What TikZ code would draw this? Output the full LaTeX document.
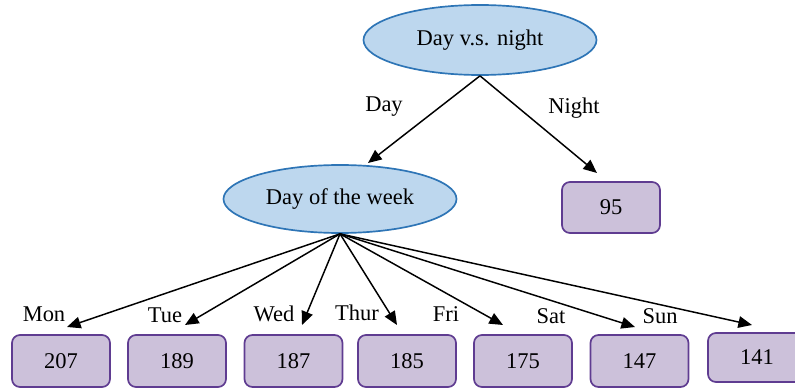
\documentclass[tikz,border=0pt]{standalone}
\usepackage{fontspec}
\setmainfont{Liberation Serif}
\definecolor{splitblue}{HTML}{BDD7EE}
\definecolor{splitedge}{HTML}{2E75B6}
\definecolor{leafpurple}{HTML}{CCC1DA}
\definecolor{leafedge}{HTML}{5F3C91}
\usepackage{tikz}
\usetikzlibrary{
  positioning, shapes.geometric, arrows.meta
}
\tikzset{
	splitnode/.style={
			shape=ellipse,
			draw=splitedge,
			fill=splitblue,
			line width=1.2pt,
			minimum width=58.25mm,
			minimum height=17mm,
			inner sep=0pt
		},
	leafnode/.style={
			shape=rectangle,
			rounded corners=2mm,
			draw=leafedge,
			fill=leafpurple,
			line width=1.2pt,
			minimum width=24.5mm,
			minimum height=13mm,
			inner sep=0pt
		},
	branch/.style={
			draw=black,
			line width=1.05pt,
			-{Triangle[length=3.4mm,width=2.9mm]}
		}
}
\tikzset{
	edgetext/.style={font=\fontsize{16pt}{18pt}\selectfont, inner sep=0pt}
}

\begin{document}
\begin{tikzpicture}[every node/.append style={font=\fontsize{16pt}{18pt}\selectfont}]

  \useasboundingbox (0,0) rectangle (19.875,-9.7);

  \node[splitnode, minimum height=17.5mm] (root) at (12.0,-1.0) {Day v.s. night};
  \node[splitnode] (week) at (8.5,-4.975) {Day of the week};
  \node[leafnode, minimum height=12.75mm] (night) at (15.275,-5.1875) {95};

  \node[leafnode] (mon) at (1.525,-9.025) {207};
  \node[leafnode] (tue) at (4.425,-9.025) {189};
  \node[leafnode] (wed) at (7.3375,-9.025) {187};
  \node[leafnode] (thu) at (10.175,-9.025) {185};
  \node[leafnode] (fri) at (13.075,-9.025) {175};
  \node[leafnode] (sat) at (15.9875,-9.025) {147};
  \node[leafnode, minimum height=12.25mm] (sun) at (18.925,-8.9375) {141};

  % arrow tips stop short of the boxes
  \coordinate (tday) at (9.2,-4.075);
  \coordinate (tnight) at (14.925,-4.325);
  \coordinate (tmon) at (1.675,-8.175);
  \coordinate (ttue) at (4.625,-8.125);
  \coordinate (twed) at (7.55,-8.125);
  \coordinate (tthu) at (9.925,-8.125);
  \coordinate (tfri) at (12.575,-8.125);
  \coordinate (tsat) at (15.875,-8.175);
  \coordinate (tsun) at (18.8,-8.125);

  \draw[branch] (root.south) -- (tday);
  \draw[branch] (root.south) -- (tnight);
  \foreach \t in {tmon,ttue,twed,tthu,tfri,tsat,tsun}
    \draw[branch] (week.south) -- (\t);

  \node[edgetext] (lday) at (9.6,-2.675) {Day};
  \node[edgetext] (lnight) at (14.35,-2.7) {Night};
  \node[edgetext] (lmon) at (1.1,-7.85) {Mon};
  \node[edgetext] (ltue) at (4.125,-7.875) {Tue};
  \node[edgetext] (lwed) at (6.85,-7.85) {Wed};
  \node[edgetext] (lthu) at (8.925,-7.825) {Thur};
  \node[edgetext] (lfri) at (11.15,-7.85) {Fri};
  \node[edgetext] (lsat) at (13.775,-7.9) {Sat};
  \node[edgetext] (lsun) at (16.5,-7.9) {Sun};

\end{tikzpicture}
\end{document}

Stated goal: Gather all lines from the listing above in which "draw" occurs.

Result for this exercise:
What TikZ code would draw this? Output the full LaTeX document.
			draw=splitedge,
			draw=leafedge,
			draw=black,
  \draw[branch] (root.south) -- (tday);
  \draw[branch] (root.south) -- (tnight);
    \draw[branch] (week.south) -- (\t);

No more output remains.